Dans toute une série de grands pays au monde, notamment en France et aux États-Unis, la classe politique est une classe criminelle.
Vous évoquez l’époque de Leonid Brejnev où tout le monde savait que le système ne fonctionnait pas. Mais aujourd’hui, une grande partie de nos compatriotes sont convaincus que les choses marchent bien…

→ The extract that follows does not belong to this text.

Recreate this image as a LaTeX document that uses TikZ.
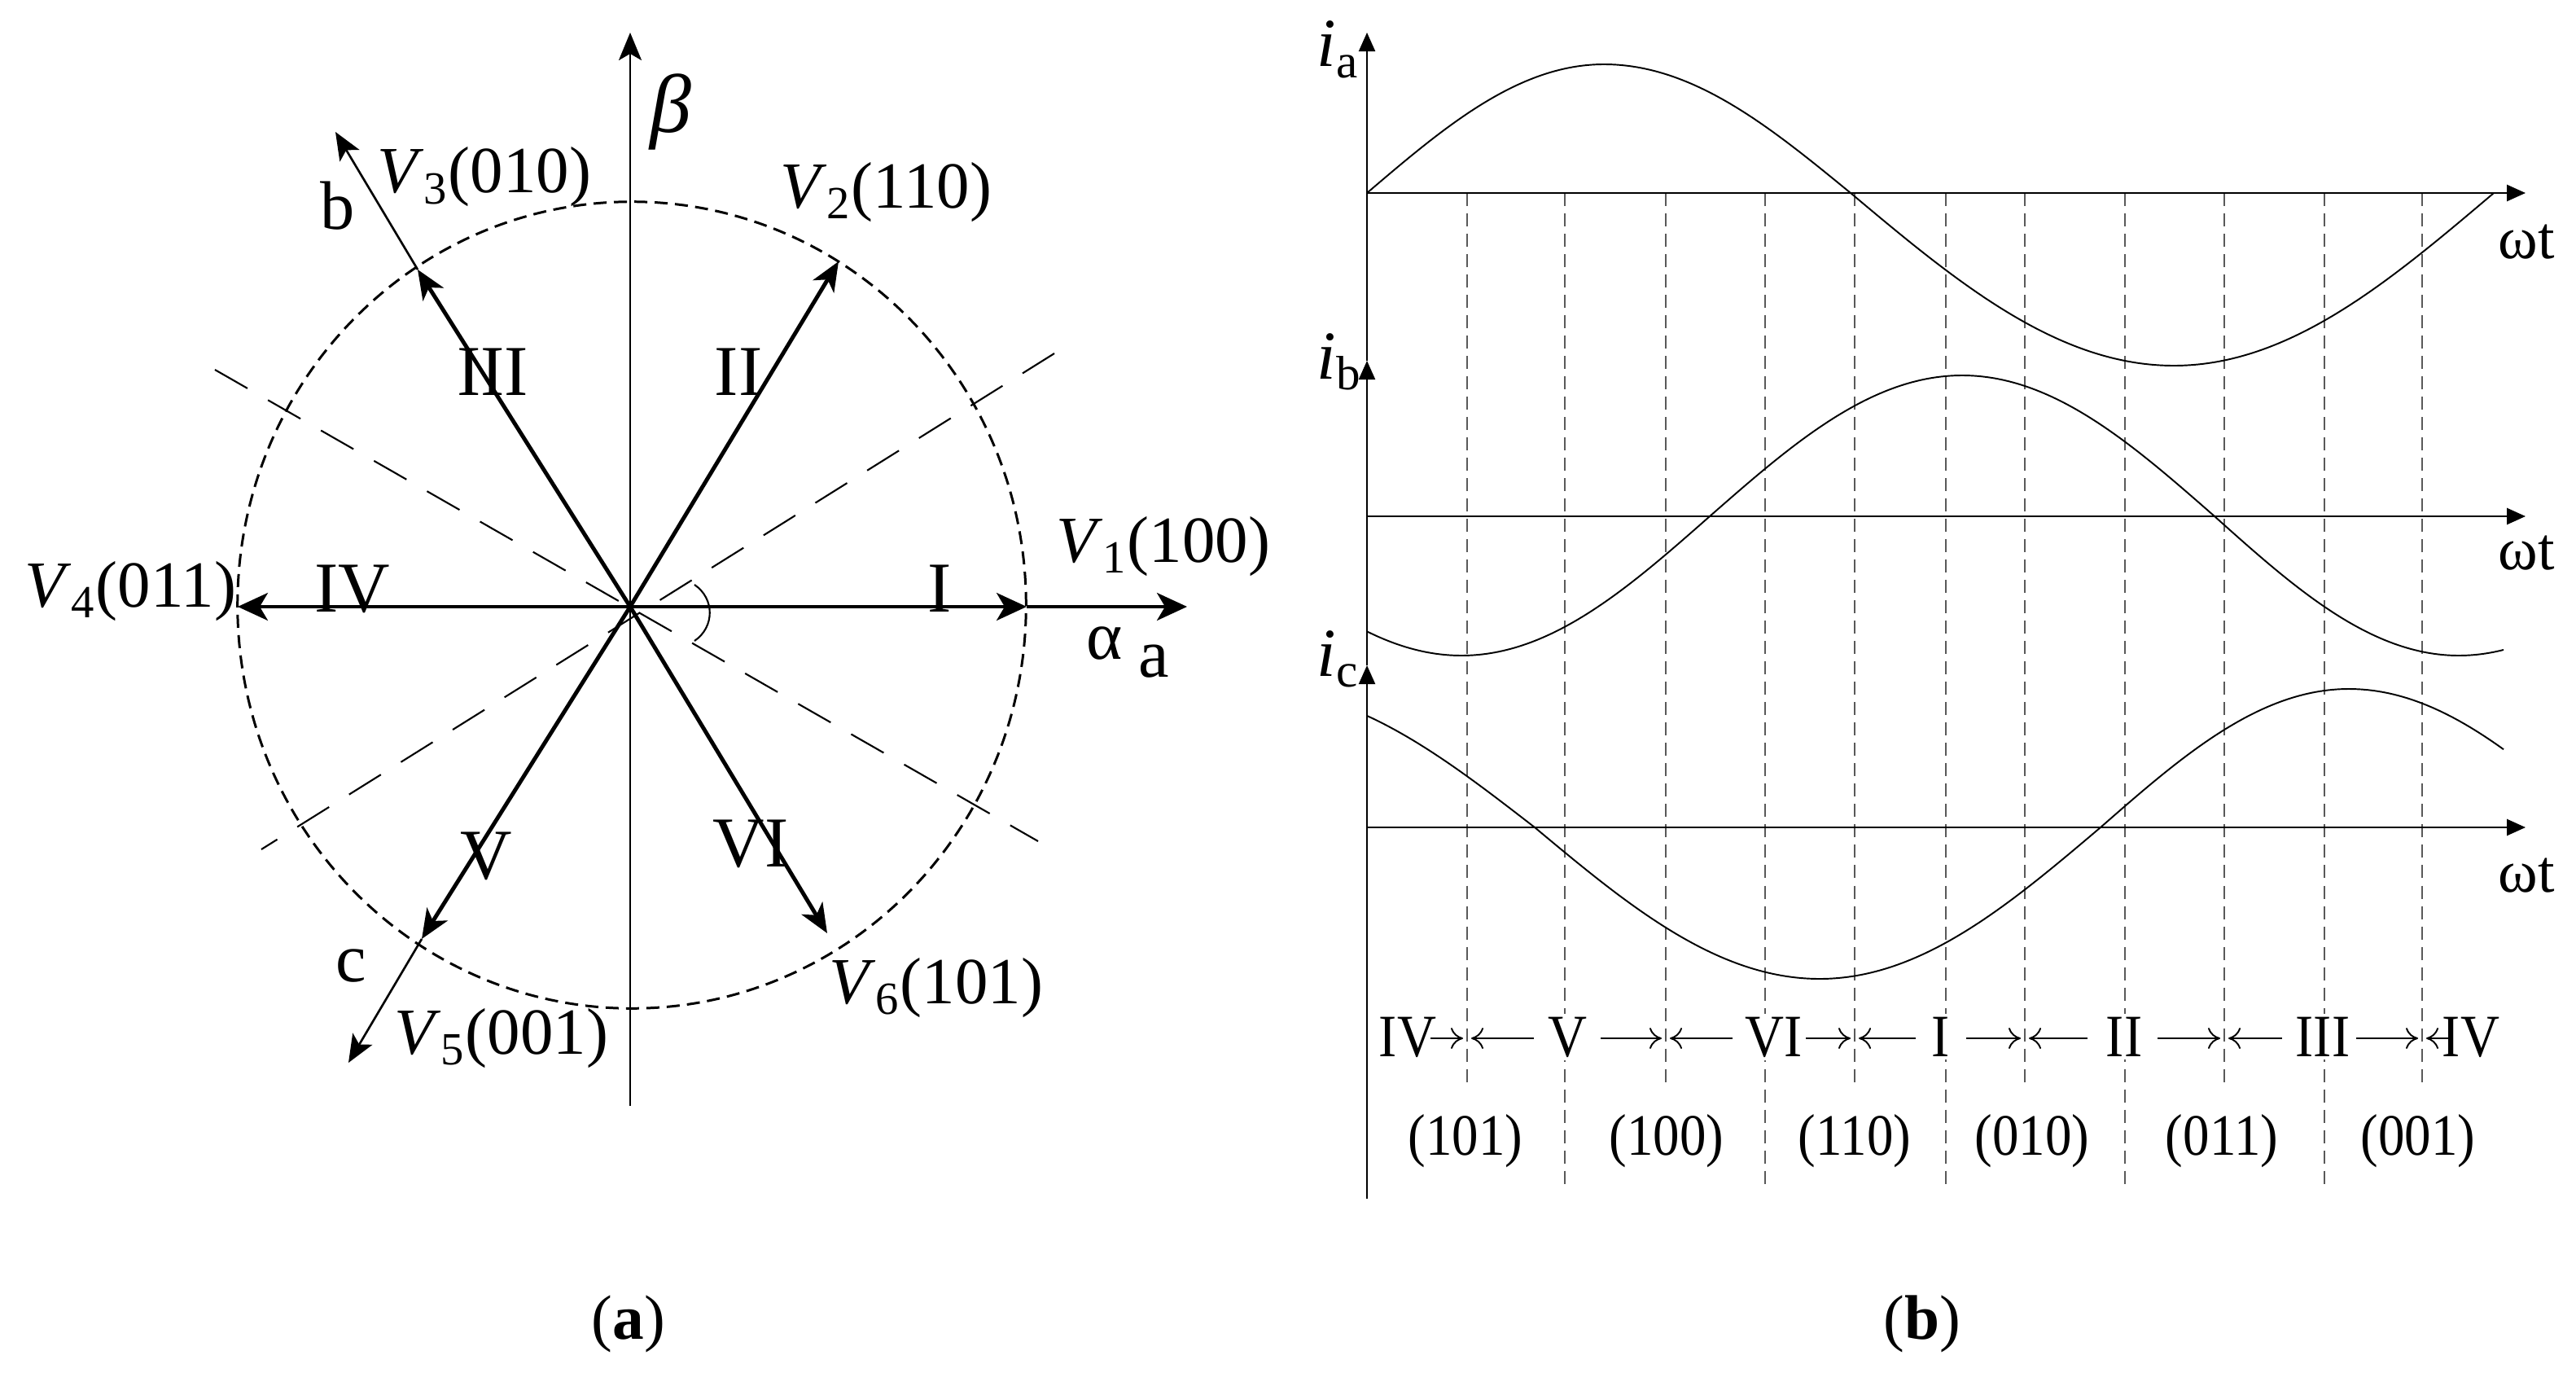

Ce sont les crétins surdiplômés qui sont obsédés par leurs tableaux Excel et qui ne comprennent pas les concepts. Ils sont à la recherche de solutions techniques, mais ne comprennent pas les concepts, comme la démocratie ou le droit de propriété. Ils ne comprennent pas que notre société est venue d’une réflexion du philosophe John Locke, sur le droit de propriété, le contrôle de l’impôt par les citoyens, et aucune tolérance à l’égard de ceux qui ne respectent pas la loi. Aujourd’hui, le droit de propriété est battu en brèche. Les citoyens ne contrôlent absolument pas les dépenses de l’État, ne serait-ce que par les émissions de dette, puisque ce sont les petits-enfants qui paieront l’impôt. En ce qui concerne l’intolérance pour ceux qui ne respectent pas la loi, on sait que c’est le contraire. On est passé d’une société fondée sur ces trois principes, à une société qui cherche à détruire chacun de ces trois principes. On a déjà eu cela dans l’histoire, notamment avec l’Argentine, qui avait le deuxième niveau de vie du monde en 1945, tout comme le Venezuela : or ce sont aujourd’hui des pays vendus à la corruption et à la mafia. Quand il n’y a plus le respect de la loi, c’est la mafia qui règne en maître. La mafia peut être une sorte de mafia financière, comme celle qui nous gouverne aujourd’hui. Dans toute une série de grands pays au monde, notamment en France et aux États-Unis, la classe politique est une classe criminelle.